State Democratic Parties File Joint SCOTUS Brief


WASHINGTON D.C. - The Michigan Democratic Party and the Ohio Democratic Party have signed an amicus brief in the DeBoer v Snyder case that is now before the U.S. Supreme Court with 156 elected officials, former place holders and political organizations. Oral argument for the case, combined with other cases in the 6th Circuit, is set for April 28.

The brief urges the Court to reverse the judgment of the 6th Circuit Court of Appeals and reject the argument made by the 6th Circuit and the Ohio and Michigan Attorneys General that the basic constitutional rights of same-sex couples and their children should be subject to popular vote.

The brief reads: "Amici hasten to note that the issues in these cases transcend partisan politics and do not divide along party lines. At times in our history, both Democrats and Republicans, and their political parties, have perpetuated anti-gay discrimination and sought to use anti-gay animus for political advantage. Governors from both parties are defending the marriage bans now before the Court. On the other hand, many Democrats and Republicans have come to realize the fundamental unfairness of discrimination based on sexual orientation."

"Here in Michigan, far too many families have been denied liberty and justice for too long, because of the out of touch actions of Republicans Bill Schuette and Rick Snyder," said Lon Johnson, Michigan Democratic Party Chair.

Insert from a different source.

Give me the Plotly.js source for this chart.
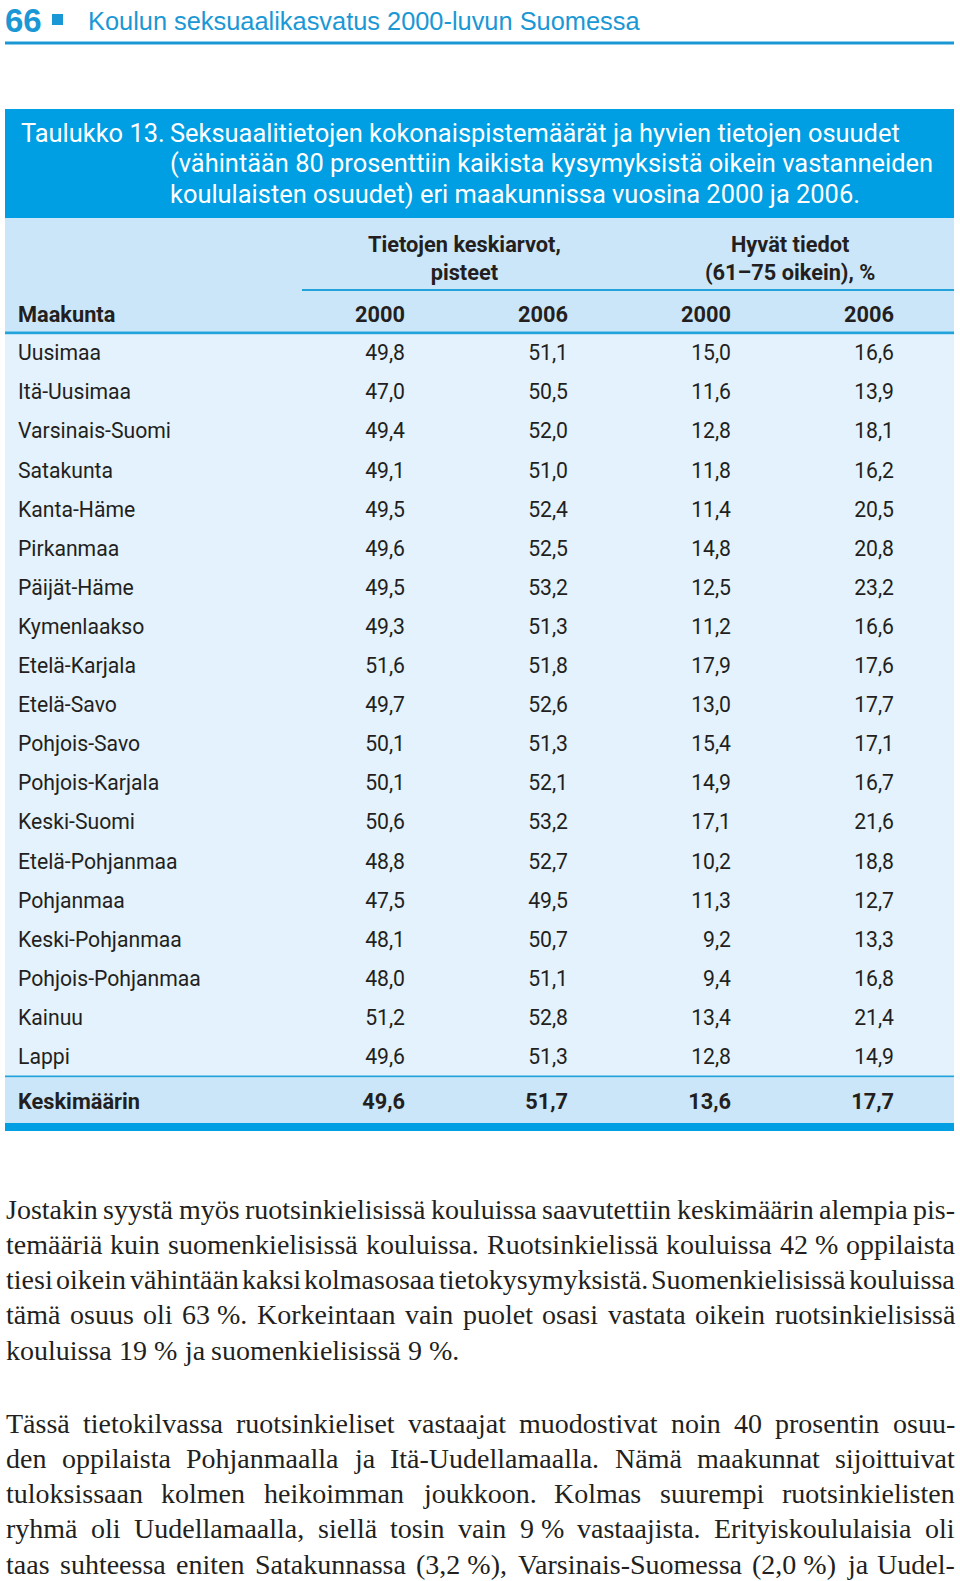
<!DOCTYPE html>
<html><head><meta charset="utf-8">
<script src="https://cdn.plot.ly/plotly-3.0.1.min.js"></script>
<style>html,body{margin:0;padding:0;background:#fff;}#chart{width:960px;height:1581px;}</style>
</head><body><div id="chart"></div>
<script>
// ---------------- data ----------------
const regions = ['Uusimaa','Itä-Uusimaa','Varsinais-Suomi','Satakunta','Kanta-Häme','Pirkanmaa','Päijät-Häme','Kymenlaakso','Etelä-Karjala','Etelä-Savo','Pohjois-Savo','Pohjois-Karjala','Keski-Suomi','Etelä-Pohjanmaa','Pohjanmaa','Keski-Pohjanmaa','Pohjois-Pohjanmaa','Kainuu','Lappi'];
const points2000 = [49.8,47.0,49.4,49.1,49.5,49.6,49.5,49.3,51.6,49.7,50.1,50.1,50.6,48.8,47.5,48.1,48.0,51.2,49.6];
const points2006 = [51.1,50.5,52.0,51.0,52.4,52.5,53.2,51.3,51.8,52.6,51.3,52.1,53.2,52.7,49.5,50.7,51.1,52.8,51.3];
const good2000 = [15.0,11.6,12.8,11.8,11.4,14.8,12.5,11.2,17.9,13.0,15.4,14.9,17.1,10.2,11.3,9.2,9.4,13.4,12.8];
const good2006 = [16.6,13.9,18.1,16.2,20.5,20.8,23.2,16.6,17.6,17.7,17.1,16.7,21.6,18.8,12.7,13.3,16.8,21.4,14.9];
const avgLabel = 'Keskimäärin';
const avgValues = [49.6,51.7,13.6,17.7];
const columnLabels = ['2000','2006','2000','2006'];
const rowHeaderLabel = 'Maakunta';
const groupLabels = ['Tietojen keskiarvot,<br>pisteet','Hyvät tiedot<br>(61–75 oikein), %'];
const pageNumber = '66';
const runningTitle = 'Koulun seksuaalikasvatus 2000-luvun Suomessa';
const captionLead = 'Taulukko 13.';
const captionLines = ['Seksuaalitietojen kokonaispistemäärät ja hyvien tietojen osuudet','(vähintään 80 prosenttiin kaikista kysymyksistä oikein vastanneiden','koululaisten osuudet) eri maakunnissa vuosina 2000 ja 2006.'];
const paragraph1 = ['Jostakin syystä myös ruotsinkielisissä kouluissa saavutettiin keskimäärin alempia pis-','temääriä kuin suomenkielisissä kouluissa. Ruotsinkielissä kouluissa 42 % oppilaista','tiesi oikein vähintään kaksi kolmasosaa tietokysymyksistä. Suomenkielisissä kouluissa','tämä osuus oli 63 %. Korkeintaan vain puolet osasi vastata oikein ruotsinkielisissä','kouluissa 19 % ja suomenkielisissä 9 %.'];
const paragraph2 = ['Tässä tietokilvassa ruotsinkieliset vastaajat muodostivat noin 40 prosentin osuu-','den oppilaista Pohjanmaalla ja Itä-Uudellamaalla. Nämä maakunnat sijoittuivat','tuloksissaan kolmen heikoimman joukkoon. Kolmas suurempi ruotsinkielisten','ryhmä oli Uudellamaalla, siellä tosin vain 9 % vastaajista. Erityiskoululaisia oli','taas suhteessa eniten Satakunnassa (3,2 %), Varsinais-Suomessa (2,0 %) ja Uudel-'];

// ---------------- helpers ----------------
const W = 960, H = 1581;
const cv = document.createElement('canvas'); const ctx = cv.getContext('2d');
function measure(text, size, family, weight){ ctx.font=(weight||'normal')+' '+size+'px "'+family+'"'; return ctx.measureText(text).width; }
function fitSize(text, target, family, weight, lo, hi){ const s = 40*target/measure(text,40,family,weight); return Math.max(lo, Math.min(hi, s)); }

const COND = 'Roboto';
const SANS = 'Liberation Sans';
const SERIF = 'Liberation Serif';

const BLUE = '#009fe3', LINE = '#23a3dc', HEAD_BG = '#cbe6f8', BODY_BG = '#e3f2fc', TXT = '#231f20', TITLE_BLUE = '#1a98d5';

const px = x => x / W;
const py = y => 1 - y / H;
// column / row scales (linear axes)
const COL0 = 405, COL_PITCH = 163, ROW0 = 355, ROW_PITCH = 39.1;
const colX = p => (p - COL0) / COL_PITCH;
const rowY = p => (p - ROW0) / ROW_PITCH;

const fmt = v => v.toFixed(1).replace('.', ',');

const tableSize = fitSize('Varsinais-Suomi', 153, COND, 'normal', 18, 27);
const boldSize = fitSize('Tietojen keskiarvot,', 193, COND, 'bold', 18, 27);

// ---------------- traces ----------------
const idx = regions.map((_, i) => i);
const traces = [];
traces.push({type:'scatter', mode:'text', x: regions.map(()=>colX(18)), y: idx, text: regions, textposition:'middle right',
  textfont:{family:COND, size:tableSize, color:TXT}, cliponaxis:false, hoverinfo:'skip', name:'Maakunta'});
const series = [points2000, points2006, good2000, good2006];
series.forEach((s, c) => {
  traces.push({type:'scatter', mode:'text', x: s.map(()=>c), y: idx, text: s.map(fmt), textposition:'middle left',
    textfont:{family:COND, size:tableSize, color:TXT}, cliponaxis:false, hoverinfo:'skip'});
});
// header row
const headRow = rowY(317);
traces.push({type:'scatter', mode:'text', x:[colX(18)], y:[headRow], text:['<b>'+rowHeaderLabel+'</b>'], textposition:'middle right',
  textfont:{family:COND, size:boldSize, color:TXT}, cliponaxis:false, hoverinfo:'skip'});
traces.push({type:'scatter', mode:'text', x: columnLabels.map((_,c)=>c), y: columnLabels.map(()=>headRow), text: columnLabels.map(t=>'<b>'+t+'</b>'), textposition:'middle left',
  textfont:{family:COND, size:boldSize, color:TXT}, cliponaxis:false, hoverinfo:'skip'});
// average row
const avgRow = rowY(1104);
traces.push({type:'scatter', mode:'text', x:[colX(18)], y:[avgRow], text:['<b>'+avgLabel+'</b>'], textposition:'middle right',
  textfont:{family:COND, size:boldSize, color:TXT}, cliponaxis:false, hoverinfo:'skip'});
traces.push({type:'scatter', mode:'text', x: avgValues.map((_,c)=>c), y: avgValues.map(()=>avgRow), text: avgValues.map(v=>'<b>'+fmt(v)+'</b>'), textposition:'middle left',
  textfont:{family:COND, size:boldSize, color:TXT}, cliponaxis:false, hoverinfo:'skip'});

// ---------------- shapes ----------------
const shapes = [];
function rect(x0,y0,x1,y1,color){ shapes.push({type:'rect', xref:'paper', yref:'paper', x0:px(x0), x1:px(x1), y0:py(y1), y1:py(y0), fillcolor:color, line:{width:0}, layer:'below'}); }
rect(5, 41.5, 954, 44.5, TITLE_BLUE);
rect(52, 14, 63, 25, TITLE_BLUE);
rect(5, 109, 954, 218, BLUE);
rect(5, 218, 954, 333, HEAD_BG);
rect(302, 289, 954, 291, LINE);
rect(5, 331.5, 954, 334.5, LINE);
rect(5, 334.5, 954, 1076, BODY_BG);
rect(5, 1075.5, 954, 1077.5, LINE);
rect(5, 1077.5, 954, 1123, HEAD_BG);
rect(5, 1123, 954, 1131, BLUE);

// ---------------- annotations ----------------
const ann = [];
function note(x, y, text, opts){ ann.push(Object.assign({xref:'paper', yref:'paper', x:px(x), y:py(y), text:text, showarrow:false, xanchor:'left', yanchor:'middle', borderpad:0}, opts)); }
note(4, 20, '<b>'+pageNumber+'</b>', {font:{family:SANS, size:33, color:TITLE_BLUE}});
const titleSize = fitSize(runningTitle, 552, SANS, 'normal', 18, 28);
note(87, 21, runningTitle, {font:{family:SANS, size:titleSize, color:TITLE_BLUE}});
const capSize = fitSize(captionLead+' '+captionLines[0], 880, COND, 'normal', 18, 28);
note(20, 133, captionLead, {font:{family:COND, size:capSize, color:'#ffffff'}});
captionLines.forEach((l,i)=> note(169, 133 + i*30.5, l, {font:{family:COND, size:capSize, color:'#ffffff'}}));
note(464, 258, '<b>'+groupLabels[0]+'</b>', {xanchor:'center', align:'center', font:{family:COND, size:boldSize, color:TXT}});
note(790, 258, '<b>'+groupLabels[1]+'</b>', {xanchor:'center', align:'center', font:{family:COND, size:boldSize, color:TXT}});

// paragraphs, justified word by word
const LEFT = 5, RIGHT = 954;
function tokens(line){
  const raw = line.split(' '); const out = [];
  raw.forEach(t => { if (t.startsWith('%') && out.length) out[out.length-1] += ' ' + t; else out.push(t); });
  return out;
}
let paraSize = 28;
[paragraph1, paragraph2].forEach(p => p.forEach((line, li) => {
  if (p === paragraph1 && li === p.length-1) return;
  const tk = tokens(line); const need = measure(tk.join(''), 40, SERIF)/40;
  const s = (RIGHT-LEFT - 3*(tk.length-1)) / need; if (s < paraSize) paraSize = s;
}));
function drawPara(lines, y0, pitch, lastJustified){
  lines.forEach((line, li) => {
    const tk = tokens(line); const ws = tk.map(t => measure(t, paraSize, SERIF));
    const sum = ws.reduce((a,b)=>a+b,0);
    const justify = li < lines.length-1 || lastJustified;
    const gap = justify ? (RIGHT-LEFT-sum)/(tk.length-1) : measure(' ', paraSize, SERIF);
    let x = LEFT;
    tk.forEach((t,i)=>{ note(x, y0 + li*pitch, t, {font:{family:SERIF, size:paraSize, color:TXT}}); x += ws[i] + gap; });
  });
}
drawPara(paragraph1, 1209, 35.3, false);
drawPara(paragraph2, 1423, 35.3, true);

const layout = {width:W, height:H, margin:{l:0,r:0,t:0,b:0,pad:0}, paper_bgcolor:'#ffffff', plot_bgcolor:'rgba(0,0,0,0)', showlegend:false, hovermode:false,
  xaxis:{range:[colX(0), colX(W)], visible:false, fixedrange:true},
  yaxis:{range:[rowY(H), rowY(0)], visible:false, fixedrange:true},
  shapes:shapes, annotations:ann};
Plotly.newPlot('chart', traces, layout, {staticPlot:true, displayModeBar:false});
</script></body></html>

The case, which arose when a lesbian couple in Michigan sought joint adoption of their children, could establish same-sex marriage rights across the country when the Supreme Court issues its decision in June. However, Gov. Rick Snyder and Michigan Attorney General Bill Schuette have insisted on siding against marriage equality by defending Michigan's ban on same-sex marriage.

"We are proud to stand with so many other elected officials and private citizens to say that we support full equality for all American citizens," House Democratic Floor Leader Sam Singh, D-East Lansing, said. "We are hopeful for a favorable ruling from the Supreme Court that affirms that the protections and privileges of marriage are open to all people, and that everyone has an equal right to form a loving family."

The amicus brief is signed primarily by elected Democratic officials in Michigan, Ohio, Kentucky and Tennessee but is joined by one Republican, former Ohio Attorney General Jim Petro, who is known for supporting marriage equality.

"For two years now, the state of Michigan has argued that the children at issue in the Michigan case would be better off as orphans then have two gay parents. That's wrong. The rights of these kids -- so many of whom are special needs -- to have two loving parents should not be decided at the ballot box," said Mark Totten, one of the attorneys who authored the brief and a former candidate for Michigan attorney general.

Deadline for friend of the court amicus briefs is March 6. Elected officials and the general populous have already filed their briefs signaling support for marriage equality.

"While I have the responsibility to pass laws that affect over 11 million Ohioans as a State Representative, I am denied the dignity and protections to marry Jean Kosmac, my partner of 20 years. It's time to value all families in Ohio," said Nickie Antonio, the first openly gay state representative for Ohio.